For that very reason, Blazing Sevens doesn’t fit the overall pattern of Chad Brown’s two Preakness winners. The one commonality with Cloud Computing (2017) and Early Voting (2022) is that they all deliberately skipped the Derby, for which they qualified, in the belief that the Preakness was a more winnable spot. Brown was correct in the case of those two less streetwise customers, but Blazing Sevens has been around the block. That makes the parallel more superficial than real.

Yet Blazing Sevens was a better-than-appears fourth in the Breeders’ Cup Juvenile, and his last-out third in the Blue Grass (G1) suggested that he was back in business, with blinkers. Brown has sounded upbeat about the colt’s training as well.

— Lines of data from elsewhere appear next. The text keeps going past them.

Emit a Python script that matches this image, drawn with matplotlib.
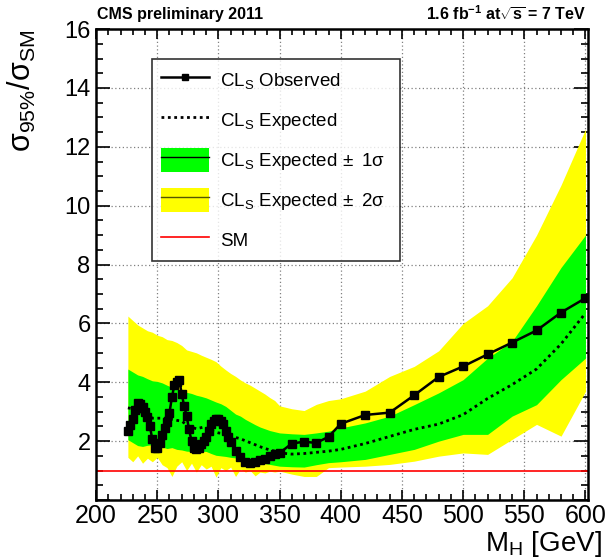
import numpy as np
import matplotlib.pyplot as plt
from matplotlib.patches import Patch
from matplotlib.lines import Line2D
from matplotlib.ticker import MultipleLocator, FuncFormatter

plt.rcParams['font.family'] = ['Liberation Sans', 'DejaVu Sans']
plt.rcParams['mathtext.fontset'] = 'custom'
plt.rcParams['mathtext.rm'] = 'Liberation Sans'
plt.rcParams['mathtext.it'] = 'Liberation Sans:italic'
plt.rcParams['mathtext.bf'] = 'Liberation Sans:bold'

# observed CLs limit
obs_mass = [226, 228, 230, 232, 234, 236, 238, 240, 242, 244, 246, 248, 250,
            252, 254, 256, 258, 260, 262, 264, 266, 268, 270, 272, 274, 276,
            278, 280, 282, 284, 286, 288, 290, 292, 294, 296, 298, 300, 302,
            304, 306, 308, 310, 314, 318, 322, 326, 330, 334, 338, 342, 346,
            350, 360, 370, 380, 390, 400, 420, 440, 460, 480, 500, 520, 540,
            560, 580, 600]
obs_limit = [2.35, 2.55, 2.75, 3.05, 3.28, 3.25, 3.15, 3.0, 2.82, 2.5, 2.06,
             1.78, 1.77, 1.95, 2.2, 2.45, 2.65, 2.96, 3.5, 3.9, 4.02, 4.09,
             3.6, 3.2, 2.85, 2.4, 2.0, 1.78, 1.72, 1.76, 1.89, 2.0, 2.15, 2.35,
             2.58, 2.68, 2.74, 2.74, 2.68, 2.58, 2.34, 2.15, 1.98, 1.66, 1.46,
             1.3, 1.27, 1.3, 1.35, 1.41, 1.5, 1.56, 1.6, 1.92, 1.98, 1.94,
             2.15, 2.59, 2.89, 2.97, 3.56, 4.18, 4.54, 4.95, 5.35, 5.76, 6.37,
             6.86]

# expected median
exp_mass = [226, 230, 236, 240, 246, 252, 258, 264, 270, 276, 282, 288, 294,
            300, 306, 312, 318, 324, 330, 336, 342, 346, 350, 360, 370, 380,
            390, 400, 420, 440, 460, 480, 500, 520, 540, 560, 580, 600]
exp_limit = [3.13, 3.1, 3.0, 2.95, 2.78, 2.78, 2.78, 2.72, 2.68, 2.5, 2.42,
             2.48, 2.35, 2.28, 2.25, 2.15, 2.08, 1.98, 1.88, 1.78, 1.7, 1.66,
             1.6, 1.56, 1.58, 1.62, 1.66, 1.72, 1.92, 2.16, 2.4, 2.58, 2.9,
             3.45, 3.92, 4.45, 5.3, 6.35]

# expected bands
band_mass = [226, 230, 234, 238, 242, 246, 250, 254, 258, 262, 266, 270, 274,
             278, 282, 286, 290, 294, 298, 302, 306, 310, 314, 318, 322, 326,
             330, 334, 338, 342, 346, 350, 360, 370, 380, 390, 400, 420, 440,
             460, 480, 500, 520, 540, 560, 580, 600]
plus2 = [6.25, 6.1, 5.95, 5.85, 5.75, 5.7, 5.6, 5.55, 5.45, 5.42, 5.35, 5.25,
         5.1, 5.05, 5.0, 4.92, 4.85, 4.78, 4.7, 4.55, 4.42, 4.3, 4.2, 4.08,
         3.98, 3.9, 3.8, 3.7, 3.6, 3.48, 3.38, 3.2, 3.1, 3.04, 3.25, 3.38,
         3.44, 3.7, 4.2, 4.54, 5.07, 6.0, 6.6, 7.55, 9.0, 10.7, 12.6]
plus1 = [4.45, 4.35, 4.25, 4.2, 4.12, 4.05, 4.03, 3.98, 3.9, 3.83, 3.78, 3.72,
         3.66, 3.62, 3.56, 3.52, 3.47, 3.4, 3.33, 3.27, 3.18, 3.05, 2.92, 2.85,
         2.74, 2.65, 2.56, 2.48, 2.42, 2.36, 2.32, 2.28, 2.25, 2.23, 2.28,
         2.34, 2.45, 2.62, 2.85, 3.24, 3.64, 4.09, 4.82, 5.39, 6.6, 7.9, 9.0]
minus1 = [2.05, 1.95, 1.85, 1.82, 1.86, 1.88, 1.9, 1.8, 1.75, 1.78, 1.72, 1.7,
          1.66, 1.65, 1.63, 1.66, 1.65, 1.58, 1.52, 1.5, 1.48, 1.45, 1.43,
          1.42, 1.38, 1.33, 1.3, 1.27, 1.24, 1.21, 1.18, 1.15, 1.13, 1.12, 1.2,
          1.27, 1.3, 1.38, 1.55, 1.72, 2.0, 2.23, 2.23, 2.85, 3.24, 4.09, 4.82]
minus2 = [1.45, 1.3, 1.5, 1.25, 1.42, 1.3, 1.45, 1.2, 1.1, 0.8, 1.15, 1.3, 1.0,
          1.25, 0.95, 1.2, 1.05, 1.15, 0.78, 1.1, 1.0, 1.12, 0.8, 1.05, 0.95,
          1.0, 0.82, 0.95, 0.92, 0.98, 0.95, 0.98, 0.88, 0.8, 0.8, 1.1, 1.12,
          1.15, 1.21, 1.32, 1.49, 1.6, 1.55, 2.06, 2.57, 2.17, 3.69]

sm_value = 1.0

fig = plt.figure(figsize=(6.08, 5.59), dpi=100)
ax = fig.add_axes([0.158, 0.1055, 0.809, 0.8425])

ax.fill_between(band_mass, minus2, plus2, color='#ffff00', lw=0, zorder=2)
ax.fill_between(band_mass, minus1, plus1, color='#00ff00', lw=0, zorder=3)
ax.plot(exp_mass, exp_limit, color='k', lw=2.0, ls=(0, (1.0, 1.3)), zorder=4)
ax.axhline(sm_value, color='red', lw=1.2, zorder=5)
ax.plot(obs_mass, obs_limit, color='k', lw=1.8, marker='s', ms=5.5, zorder=6)

ax.set_xlim(200, 602)
ax.set_ylim(0, 16)
ax.xaxis.set_major_locator(MultipleLocator(50))
ax.xaxis.set_minor_locator(MultipleLocator(10))
ax.yaxis.set_major_locator(MultipleLocator(2))
ax.yaxis.set_minor_locator(MultipleLocator(0.5))
ax.yaxis.set_major_formatter(FuncFormatter(lambda v, p: '' if v == 0 else '%d' % v))
ax.tick_params(which='both', direction='in', top=True, right=True, width=1.2)
ax.tick_params(axis='x', which='major', length=7, pad=3, labelsize=18)
ax.tick_params(axis='x', which='minor', length=4)
ax.tick_params(axis='y', which='major', length=10, pad=4, labelsize=17)
ax.tick_params(axis='y', which='minor', length=5)
for s in ax.spines.values():
    s.set_linewidth(1.8)
    s.set_zorder(10)

ax.set_axisbelow(True)
ax.grid(True, which='major', color='#808080', ls=(0, (1, 2)), lw=0.9)

# axis titles in the ROOT style: x title flush right under the axis, y title at the top
fig.text(602 / 608, 0, r'M$_{\rm H}$ [GeV]', fontsize=20,
         ha='right', va='bottom')
ax.set_ylabel(r'$\mathrm{σ_{95\%}/σ_{SM}}$', fontsize=22, loc='top', labelpad=19)

fig.text(97 / 608, 1 - 14 / 559, 'CMS preliminary 2011', fontsize=11.5,
         fontweight='bold', va='center', ha='left')
fig.text(586 / 608, 1 - 14 / 559, r'1.6 fb$^{\mathbf{-1}}$ at$\mathbf{\sqrt{s}}$ = 7 TeV',
         fontsize=11.5, fontweight='bold', va='center', ha='right')

handles = [
    Line2D([], [], color='k', lw=1.8, marker='s', ms=4),
    Line2D([], [], color='k', lw=2.0, ls=(0, (1.0, 1.3))),
    (Patch(facecolor='#00ff00', lw=0), Line2D([], [], color='k', lw=1)),
    (Patch(facecolor='#ffff00', lw=0), Line2D([], [], color='#555500', lw=1)),
    Line2D([], [], color='red', lw=1.2),
]
labels = [r'CL$_{\rm S}$ Observed', r'CL$_{\rm S}$ Expected',
          r'CL$_{\rm S}$ Expected$\,\pm$ 1$\mathrm{σ}$',
          r'CL$_{\rm S}$ Expected$\,\pm$ 2$\mathrm{σ}$', 'SM']
leg = ax.legend(handles, labels, loc='upper left',
                bbox_to_anchor=(0.114, 0.516, 0.504, 0.42), mode='expand',
                fontsize=13.5, frameon=True, fancybox=False, edgecolor='k',
                handlelength=2.6, handleheight=1.6, labelspacing=0.85,
                borderpad=0.45, handletextpad=0.55, borderaxespad=0)
leg.get_frame().set_linewidth(1.2)
leg.set_zorder(20)

fig.savefig('out.png', dpi=100)
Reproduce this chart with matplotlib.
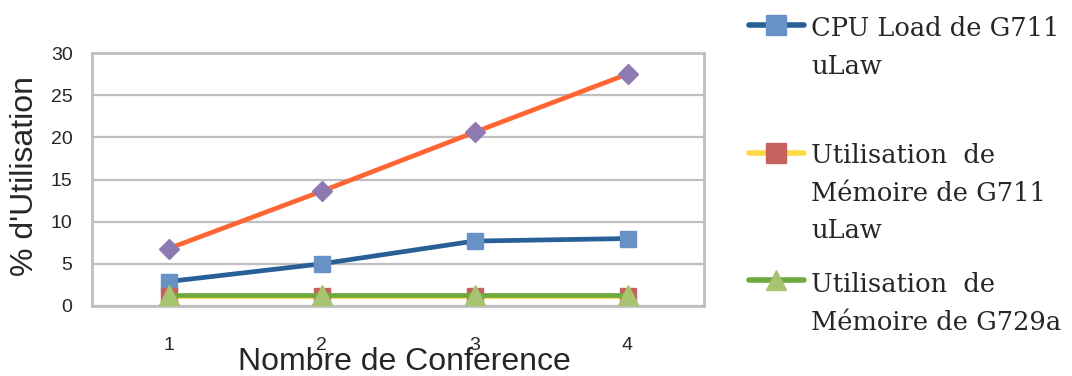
import matplotlib
matplotlib.use('Agg')
import matplotlib.pyplot as plt
from matplotlib.lines import Line2D

# data
conferences = [1, 2, 3, 4]
cpu_g711 = [2.9, 5.0, 7.7, 8.0]
mem_g711 = [1.2, 1.2, 1.2, 1.2]
mem_g729a = [1.35, 1.35, 1.35, 1.35]
cpu_g729a = [6.8, 13.6, 20.6, 27.5]

labels = [["CPU Load de G711", "uLaw"],
          ["Utilisation  de", "Mémoire de G711", "uLaw"],
          ["Utilisation  de", "Mémoire de G729a"]]

W, H = 1072, 376
fig = plt.figure(figsize=(W / 100, H / 100), dpi=100)
ax = fig.add_axes([92 / W, 1 - 306 / H, (704 - 92) / W, (306 - 53) / H])

grid_c = '#BFBFBF'

# series
ax.plot(conferences, cpu_g711, color='#285F97', lw=3.4, marker='s', ms=12,
        mfc='#6892C6', mec='#6892C6', zorder=3)
ax.plot(conferences, mem_g711, color='#FFD944', lw=3.4, marker='s', ms=12,
        mfc='#C5625F', mec='#C5625F', zorder=3)
ax.plot(conferences, mem_g729a, color='#6FA83C', lw=3.4, marker='^', ms=14,
        mfc='#A7C470', mec='#A7C470', zorder=4)
ax.plot(conferences, cpu_g729a, color='#FF6633', lw=3.4, marker='D', ms=10,
        mfc='#8E79B0', mec='#8E79B0', zorder=3)

ax.set_xlim(0.5, 4.5)
ax.set_ylim(0, 30)
ax.set_yticks(range(0, 31, 5))
ax.set_xticks(conferences)
ax.yaxis.grid(True, color=grid_c, lw=1.6)
ax.set_axisbelow(True)
for s in ax.spines.values():
    s.set_color(grid_c)
    s.set_linewidth(2)
ax.tick_params(length=0, labelsize=14, colors='#262626')
ax.tick_params(axis='y', pad=14)
ax.tick_params(axis='x', pad=22)
for lab in ax.get_xticklabels() + ax.get_yticklabels():
    lab.set_family('Liberation Sans')

fig.text(25 / W, 1 - 176 / H, "% d'Utilisation", rotation=90, ha='center',
         va='center', fontsize=23, family='Liberation Sans', color='#262626')
fig.text(404 / W, 1 - 362 / H, "Nombre de Conference", ha='center',
         va='center', fontsize=23, family='Liberation Sans', color='#262626')

# legend drawn by hand so the irregular spacing matches
handles = [('#285F97', 's', '#6892C6', 25, 36),
           ('#FFD944', 's', '#C5625F', 153, 163),
           ('#6FA83C', '^', '#A7C470', 280, 292)]
for (lc, mk, mc, y, base), lines in zip(handles, labels):
    yy = 1 - y / H
    fig.add_artist(Line2D([749 / W, 804 / W], [yy, yy], color=lc, lw=4,
                          solid_capstyle='round', transform=fig.transFigure))
    fig.add_artist(Line2D([776 / W], [yy], marker=mk, ms=14,
                          mfc=mc, mec=mc, transform=fig.transFigure))
    for k, line in enumerate(lines):
        fig.text(811 / W, 1 - (base + 37.7 * k) / H, line, ha='left',
                 va='baseline', fontsize=18.5, family='DejaVu Serif',
                 color='#262626')

fig.savefig('out.png', dpi=100)
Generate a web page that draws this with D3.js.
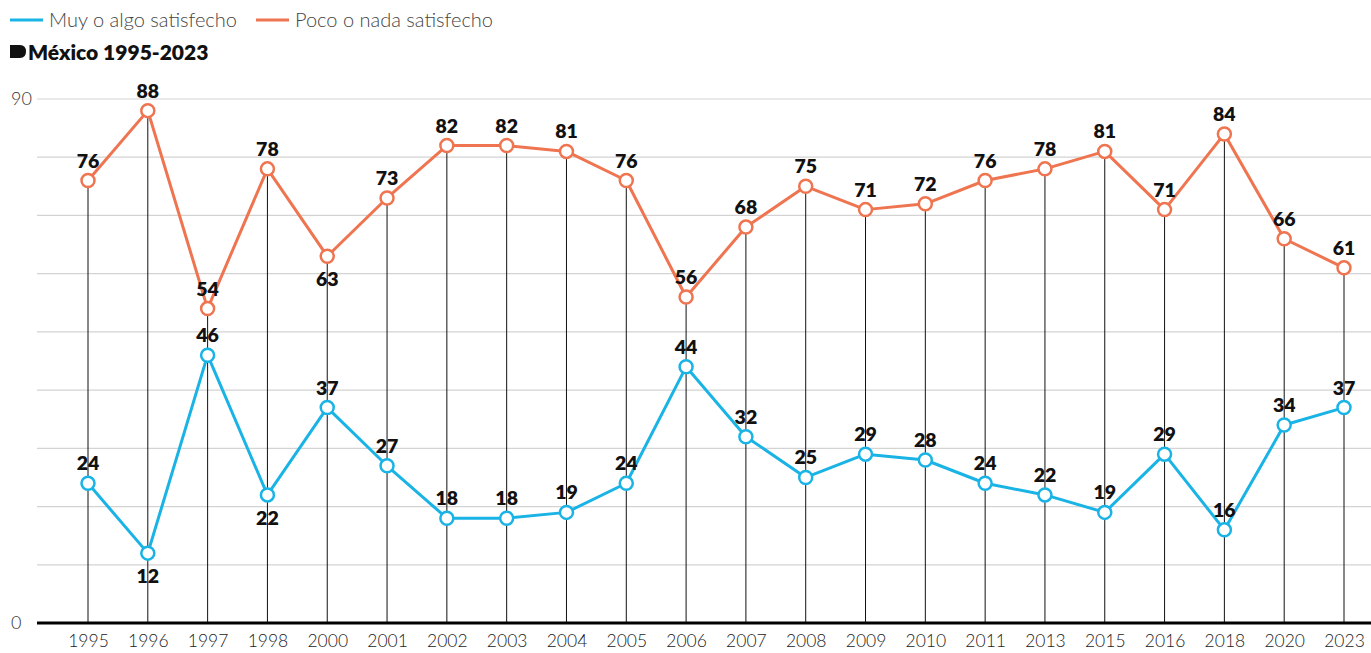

6. Coffeewithchris the Maryland hope

One of the most charming elements of the Preakness is the local hope who often appears up against it, but deserves his chance at the biggest race in his neighborhood. Playing that role in the 2023 production is Coffeewithchris, twice a stakes winner at Laurel and exiting a fifth in the Tesio.

His sentimental appeal is enhanced by the fact he’s co-owned by trainer John Salzman Jr., who has openly admitted that the $30,000 to enter is a reach for stables like his. Still, the opportunity to send out a Maryland-bred on the grand stage – maybe the only one he’ll have – made it worth the go. The meaning of this moment hit home when Salzman's emotions bubbled up at the traditional Alibi Breakfast, as recounted by John Scheinman in Blood-Horse.

Coffeewithchris has the Curlin factor too. By the blue-collar Ride on Curlin, runner-up in the 2014 Preakness, Coffeewithchris is out of a mare by well-bred Maryland stalwart Outflanker, the broodmare sire of 2021 Horse of the Year Knicks Go.